State v. Nugent, 508 A.2d 728, 732 (Conn. 1986).

Based upon the above-cited common law and statute, it is clear that an out-of-state bail bondsman has the power to seize a person in South Dakota for bail jumping in another state. Based upon the controlling language of SDCL 23A-43-29 (see McCaleb, supra), however, an out-of-state bail bondsman does not have the authority to forcefully transport that person to the foreign state without first delivering that person to a South Dakota law enforcement officer for an appearance before a South Dakota committing magistrate.

The answer to your second question is "No."

IN RE QUESTION NO. 3:

The authority of a bail bondsman in relationship to the principal is broad. Taylor, 83 U.S. at 369-372; Frasher v. State, 8 Md. App. 439, 446, 260 A.2d 656 (1970); Wharton's Criminal Procedure 324 (14th ed. 1986); Shifflett v. State, 560 A.2d 587 (Md. App. 1989). The Connecticut Supreme Court, for example, has stated in Nugent, 508 A.2d at 731-732:

This right has been upheld when a bondsman forcibly entered his principal's home in the middle of the night; Read v. Case, supra, 170; when a bondsman pursued his principal beyond state lines; Fitzpatrick v. Williams, 46 F.2d 40, 41 (5th Cir. 1931); and when the bondsman used physical force in the act of apprehending his principal; Nicolls v. Ingersoll, 7 Johns. 145 (N.Y. Sup. Ct. 1810); see "The Hunters and The Hunted: Rights and Liabilities of Bailbondsmen," 6 Fordham Urb. L.J. 333 (1978).
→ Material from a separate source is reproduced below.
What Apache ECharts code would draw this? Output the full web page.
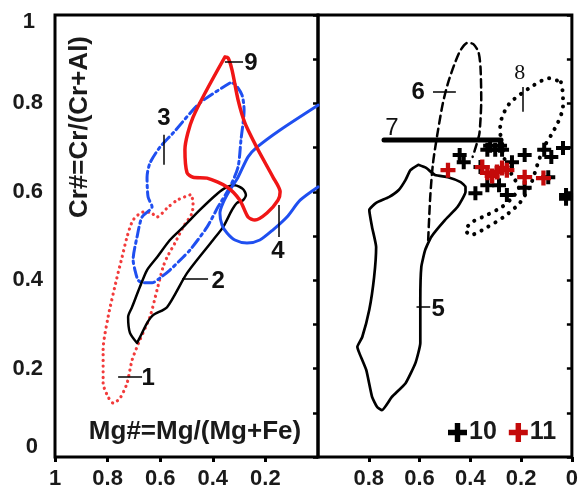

Nonetheless, the "reasonable means" test is applied to the actions of the bondsman. In Curtis v. Peerless Insurance Co., 299 F.Supp. 429, 435 (1969), the court stated,

[A] surety on a bail bond, or his appointed deputy, may take his principal into custody wherever he may be found, without process, in order to deliver him to the proper authority so that the surety may avoid liability on the bond. So long as the bounds of reasonable means needed to effect the apprehension are not transgressed, and the purpose of the recapture is proper in light of the surety's undertaking, sureties will not be liable for returning their principals to proper custody. [Citations omitted.]

Thus, while courts have acknowledged that "fundamental interests of justice and society require that a surety in a criminal case be given greater authority than the other types of sureties and bondsmen" (McCaleb, supra), courts have also cautioned:

[W]henever a bondsman takes undue advantage of his justly granted and needed authority in violation of his duty to the granting court and such undue advantage results in injury or damage to his principal or another party, that bondsman should and will be rendered liable for any damage caused as a result of an act or acts which would render liable any other person who was not vested with such authority.
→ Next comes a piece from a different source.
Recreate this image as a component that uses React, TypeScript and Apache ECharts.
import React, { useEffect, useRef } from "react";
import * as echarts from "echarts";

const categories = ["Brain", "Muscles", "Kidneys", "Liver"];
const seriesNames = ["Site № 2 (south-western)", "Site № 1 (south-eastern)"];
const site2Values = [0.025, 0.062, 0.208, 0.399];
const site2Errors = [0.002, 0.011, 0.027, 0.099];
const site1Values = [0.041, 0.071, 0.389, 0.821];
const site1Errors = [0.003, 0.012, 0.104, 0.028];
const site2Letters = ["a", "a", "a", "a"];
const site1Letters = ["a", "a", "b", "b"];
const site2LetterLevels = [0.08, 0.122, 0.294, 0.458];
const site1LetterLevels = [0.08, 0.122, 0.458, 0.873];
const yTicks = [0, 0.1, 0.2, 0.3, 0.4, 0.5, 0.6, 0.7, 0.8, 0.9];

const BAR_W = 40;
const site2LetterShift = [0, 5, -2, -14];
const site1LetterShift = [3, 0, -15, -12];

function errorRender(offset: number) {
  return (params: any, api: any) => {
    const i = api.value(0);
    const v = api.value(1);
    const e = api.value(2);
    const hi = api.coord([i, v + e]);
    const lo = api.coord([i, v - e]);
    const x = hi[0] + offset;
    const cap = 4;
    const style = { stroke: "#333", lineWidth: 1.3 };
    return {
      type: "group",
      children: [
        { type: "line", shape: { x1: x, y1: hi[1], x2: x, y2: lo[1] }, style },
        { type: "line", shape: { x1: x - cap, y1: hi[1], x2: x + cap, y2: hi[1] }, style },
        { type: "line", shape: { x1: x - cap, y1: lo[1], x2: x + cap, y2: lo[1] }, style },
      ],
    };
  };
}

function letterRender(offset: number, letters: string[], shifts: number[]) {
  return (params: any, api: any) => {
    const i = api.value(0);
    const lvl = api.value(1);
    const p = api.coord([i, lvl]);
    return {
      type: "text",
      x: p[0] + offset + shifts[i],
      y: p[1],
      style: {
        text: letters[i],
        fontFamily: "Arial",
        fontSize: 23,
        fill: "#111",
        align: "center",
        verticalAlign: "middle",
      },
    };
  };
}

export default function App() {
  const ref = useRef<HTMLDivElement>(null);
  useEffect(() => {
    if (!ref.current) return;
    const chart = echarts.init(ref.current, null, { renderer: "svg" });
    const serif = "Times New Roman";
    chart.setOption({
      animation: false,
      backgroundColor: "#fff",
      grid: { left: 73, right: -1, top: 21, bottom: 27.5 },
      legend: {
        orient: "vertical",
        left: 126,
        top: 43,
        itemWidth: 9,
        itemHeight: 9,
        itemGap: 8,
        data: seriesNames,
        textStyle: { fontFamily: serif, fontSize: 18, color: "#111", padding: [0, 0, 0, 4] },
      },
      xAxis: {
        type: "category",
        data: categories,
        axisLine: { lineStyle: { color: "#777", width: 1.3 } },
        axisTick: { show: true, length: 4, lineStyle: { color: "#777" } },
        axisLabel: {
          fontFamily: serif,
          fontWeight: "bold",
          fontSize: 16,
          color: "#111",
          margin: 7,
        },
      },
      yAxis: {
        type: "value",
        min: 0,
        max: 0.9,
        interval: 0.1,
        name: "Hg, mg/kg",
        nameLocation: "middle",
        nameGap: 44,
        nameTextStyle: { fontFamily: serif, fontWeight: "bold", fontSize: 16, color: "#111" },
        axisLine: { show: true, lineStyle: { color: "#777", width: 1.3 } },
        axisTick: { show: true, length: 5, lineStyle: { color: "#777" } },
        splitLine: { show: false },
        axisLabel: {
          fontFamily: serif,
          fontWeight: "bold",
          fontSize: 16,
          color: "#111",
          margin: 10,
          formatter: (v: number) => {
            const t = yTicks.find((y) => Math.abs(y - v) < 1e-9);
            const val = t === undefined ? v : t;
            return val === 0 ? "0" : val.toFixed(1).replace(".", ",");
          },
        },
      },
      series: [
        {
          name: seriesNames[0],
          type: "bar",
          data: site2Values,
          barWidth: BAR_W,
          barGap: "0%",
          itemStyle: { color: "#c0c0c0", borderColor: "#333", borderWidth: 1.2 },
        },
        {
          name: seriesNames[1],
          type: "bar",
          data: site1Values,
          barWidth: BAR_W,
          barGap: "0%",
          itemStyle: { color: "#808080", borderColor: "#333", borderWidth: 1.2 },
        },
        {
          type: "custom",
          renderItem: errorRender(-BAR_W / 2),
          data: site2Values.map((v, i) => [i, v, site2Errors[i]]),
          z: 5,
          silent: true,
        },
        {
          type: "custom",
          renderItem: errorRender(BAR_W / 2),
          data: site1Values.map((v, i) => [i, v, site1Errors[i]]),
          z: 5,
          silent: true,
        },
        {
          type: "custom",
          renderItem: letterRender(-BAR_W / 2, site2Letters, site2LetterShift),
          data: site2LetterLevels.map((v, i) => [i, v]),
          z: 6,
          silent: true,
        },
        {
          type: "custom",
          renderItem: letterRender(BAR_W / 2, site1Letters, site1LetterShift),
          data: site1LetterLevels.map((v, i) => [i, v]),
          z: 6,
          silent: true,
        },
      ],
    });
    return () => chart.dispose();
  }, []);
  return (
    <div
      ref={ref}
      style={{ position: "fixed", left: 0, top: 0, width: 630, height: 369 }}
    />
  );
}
McCaleb, 250 F. Supp. at 515.

In sum, a bondsman's authority is broad, but it is contained by the "reasonable means" test; in addition, a bondsman who takes "undue advantage" of his authority will be liable for the damage or injury he causes to the same extent as a person who causes such damage or injury, but is not a bondsman.

The preceding case law summary answers your third question.

These are my opinions; of course, a circuit judge may see it otherwise.